Top 10 Nelson Mandela Quotes That Inspire Us

Born into the Madiba clan in the village of Mvezo, in the Eastern Cape, Nelson Mandela dreamed of fighting for justice. He went on to study law, establish South Africa’s first black law firm, serve 27 years in prison, push along the end of Apartheid, and most famously, was elected the first black president of South Africa in 1994. Incredible is an understatement when it comes to describing Mandela’s life & legacy.

Nelson Mandela International Day was launched in 2009 in an effort to take actions and inspire change around the world. In honor of its 10th anniversary, here are 10 ways Mandela’s passion, courage, and resilience inspires our Girls’ Voices curriculum.

Education is the most powerful weapon which you can use to change the world.

Despite growing up in a tiny village and losing his father at 9, Mandela was the first member of his family to attend school. He went on to study law at the University of the Witwatersrand, where he was the only black African student. Today, the Nelson Mandela Foundation is focused on mobilizing people and governments to improve education and literacy globally.

The Girls Voices’ program strives to help these efforts along by making school more accessible by providing scholarship funding for girls to tackle all the costs associated with schools like tuition, uniforms, textbooks, and transportation.

Fools multiply when wise men are silent.

After his arrest, Mandela’s life was on the line. During his trial, he delivered a strong and passionate speech which was later published as I Am Prepared to Die. The speech received international acclaim and Mandela was sentenced to life in prison. Not only did his voice save his life, but the lives of many as he spoke up against Apartheid and its violent legacy.

For many Girls’ Voices participants, these workshops are the only place they can freely express themselves. The program’s storytelling component encourages these girls to speak up and use their voice to change their communities and beyond, just like Nelson Mandela.

“I have cherished the ideal of a democratic and free society in which all persons live together in harmony and with equal opportunities.”

Winner of the 1993 Nobel Peace Prize, Mandela believed in equality amongst all humans. As an activist leader and later president, Mandela fought for the right to exist in a world where one white man’s voice was equal to a black man’s.

The Girls’ Voices curriculum reminds its participants that regardless of the color of their skin or their gender, they have a voice and the right to be heard.

One of the most difficult things is not to change society — but to change yourself.

Nelson Mandela knew that to change the world, he had to change himself. He continued to learn long after his schooling was over, he took responsibility for his mistakes and set an example for leaders around the globe.

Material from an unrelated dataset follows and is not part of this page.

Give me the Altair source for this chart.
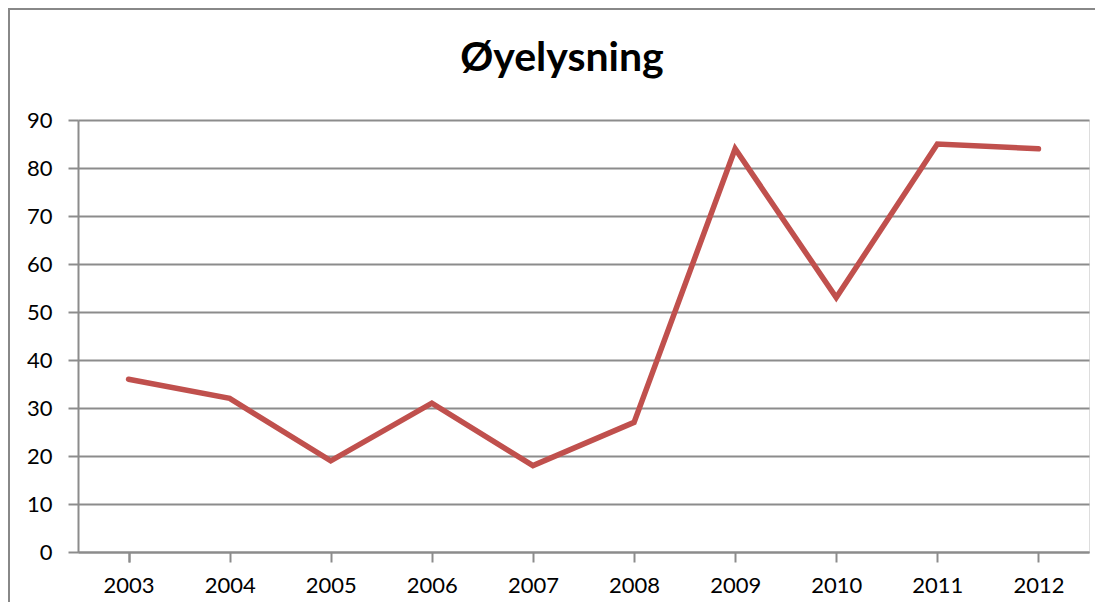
import altair as alt
import pandas as pd

years = ["2003", "2004", "2005", "2006", "2007", "2008", "2009", "2010", "2011", "2012"]
values = [36, 32, 19, 31, 18, 27, 84, 53, 85, 84]
y_ticks = [0, 10, 20, 30, 40, 50, 60, 70, 80, 90]
title_text = ["Øyelysning"]

df = pd.DataFrame({"year": years, "value": values})
df_title = pd.DataFrame({"t": title_text})

W, H = 1011, 432
GRID = "#8c8c8c"
FONT = "Lato"

x_enc = alt.X(
    "year:N",
    sort=years,
    scale=alt.Scale(paddingInner=0, paddingOuter=0),
    axis=alt.Axis(
        title=None,
        labelAngle=0,
        labelFont=FONT,
        labelFontSize=22,
        labelColor="#000000",
        labelPadding=13,
        bandPosition=1,
        tickExtra=True,
        tickSize=10,
        tickColor=GRID,
        tickWidth=2,
        domainColor=GRID,
        domainWidth=2,
        grid=False,
    ),
)
y_enc = alt.Y(
    "value:Q",
    scale=alt.Scale(domain=[0, 90], nice=False),
    axis=alt.Axis(
        title=None,
        values=y_ticks,
        labelFont=FONT,
        labelFontSize=22,
        labelColor="#000000",
        labelPadding=16,
        tickSize=10,
        tickColor=GRID,
        tickWidth=2,
        domainColor=GRID,
        domainWidth=2,
        grid=True,
        gridColor=GRID,
        gridWidth=2,
    ),
)

line = alt.Chart(df).mark_line(
    color="#C0504D", strokeWidth=5.5, strokeCap="round", strokeJoin="miter"
).encode(x=x_enc, y=y_enc)

border_left = alt.Chart(df).mark_rule(color="#888888", strokeWidth=2).encode(
    x=alt.value(-69), y=alt.value(-111), y2=alt.value(H + 60)
)
border_top = alt.Chart(df).mark_rule(color="#888888", strokeWidth=2).encode(
    x=alt.value(-70), x2=alt.value(W + 20), y=alt.value(-111)
)

title = alt.Chart(df_title).mark_text(
    font=FONT, fontSize=41, fontWeight="bold", color="#000000",
    align="center", baseline="alphabetic",
).encode(text="t:N", x=alt.value(484), y=alt.value(-49))

chart = alt.layer(border_left, border_top, line, title).properties(
    width=W,
    height=H,
    autosize=alt.AutoSizeParams(type="none"),
    padding={"left": 70, "top": 112, "right": 6, "bottom": 50},
).configure_view(stroke=None).configure(background="white")

chart.save("out.html", embed_options={"renderer": "svg", "actions": False})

Through their videos, Girls’ Voices participants learn that though they may be only one person, change in their community starts with them. The confidence the program helps bloom is crucial for girls to start taking charge!

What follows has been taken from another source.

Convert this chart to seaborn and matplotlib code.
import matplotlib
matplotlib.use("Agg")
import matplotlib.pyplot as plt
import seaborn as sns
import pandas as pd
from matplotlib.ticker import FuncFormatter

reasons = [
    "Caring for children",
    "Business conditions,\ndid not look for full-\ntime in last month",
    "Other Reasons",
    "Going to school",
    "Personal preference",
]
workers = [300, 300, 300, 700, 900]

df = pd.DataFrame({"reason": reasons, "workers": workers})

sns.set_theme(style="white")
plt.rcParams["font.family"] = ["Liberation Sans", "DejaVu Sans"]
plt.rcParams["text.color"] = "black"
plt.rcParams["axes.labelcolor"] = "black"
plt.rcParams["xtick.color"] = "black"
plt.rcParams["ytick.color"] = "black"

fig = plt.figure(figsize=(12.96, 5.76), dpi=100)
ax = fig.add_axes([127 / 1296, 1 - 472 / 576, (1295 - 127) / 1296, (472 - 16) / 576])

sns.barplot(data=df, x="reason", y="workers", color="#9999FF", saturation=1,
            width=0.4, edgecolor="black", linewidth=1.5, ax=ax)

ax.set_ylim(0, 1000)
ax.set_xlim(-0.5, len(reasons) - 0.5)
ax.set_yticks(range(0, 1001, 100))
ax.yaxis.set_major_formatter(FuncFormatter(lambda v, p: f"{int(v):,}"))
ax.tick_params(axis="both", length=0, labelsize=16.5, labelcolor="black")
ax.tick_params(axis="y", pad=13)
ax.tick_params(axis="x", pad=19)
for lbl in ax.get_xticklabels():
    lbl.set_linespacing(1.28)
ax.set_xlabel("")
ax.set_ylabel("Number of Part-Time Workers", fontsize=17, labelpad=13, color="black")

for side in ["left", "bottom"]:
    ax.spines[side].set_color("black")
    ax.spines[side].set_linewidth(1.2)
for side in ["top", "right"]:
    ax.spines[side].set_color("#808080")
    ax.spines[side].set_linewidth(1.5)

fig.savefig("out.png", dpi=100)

The brave man is not he who does not feel afraid, but he who conquers that fear.

Mandela faced death threats, 27 years in prison, and turmoil from his own country, but not once did he give up. Mandela fought to the end.

Many Girls’ Voices participants come into the program afraid to speak their mind, afraid of failure, and afraid of their own power. In fact, many of these girls come from war-torn countries or broken families. By finding their voices, they come out stronger, braver, and with more conquests than fear.

If you want to make peace with your enemy, you have to work with your enemy. Then he becomes your partner.

During his presidency, Mandela prioritized national reconciliation. A key moment for that came when South Africa hosted the 1995 Rugby World Cup. Many black South Africans despised the national rugby team, but Mandela encouraged them to support the team. He knew that a united South Africa was the way to success.

Girls’ Voices believes in unity and strength in numbers. Participants often team up or help each other on their projects as a sign of solidarity and genuine friendship.

Man’s goodness is a flame that can be hidden but never extinguished.

Mandela was an optimist through and through and his legacy reminds us how light can be found in even the darkest times.

Though many of our participants have faced hardships we can’t even imagine, they are full of hope and it’s our job to give them the tools necessary to keep that hope alive.

You can start changing our world for the better daily, no matter how small the action.

Mandela believed in the power of one individual. He believed that every person has the power to make a difference and it all starts with an action forward.

A key component of our curriculum is teaching girls everywhere that they have the power to make a change in their lives and the world. These girls are changemakers and we aim to instill that way of thinking into everything we do.

Do not judge me by my successes, judge me by how many times I fell down and got back up again.

From dropping out of school multiple times to landing in prison for a large portion of his life, Mandela knew that the important piece was to try and try again. Without this resilience, South Africa as we know it may not have come to exist.

Learning new skills, working with new tools, and telling your own story can be difficult. Many of us are quick to give up, but the Girls’ Voices curriculum focuses on learning from “failure,” rewarding success, and reminding the participants that there is victory in trying.

“A winner is a dreamer who never gives up.”

Though it’s been over 5 years since his passing, Mandela’s legacy of optimistic tenacity lives on as we hope all Girls’ Voices participants’ will.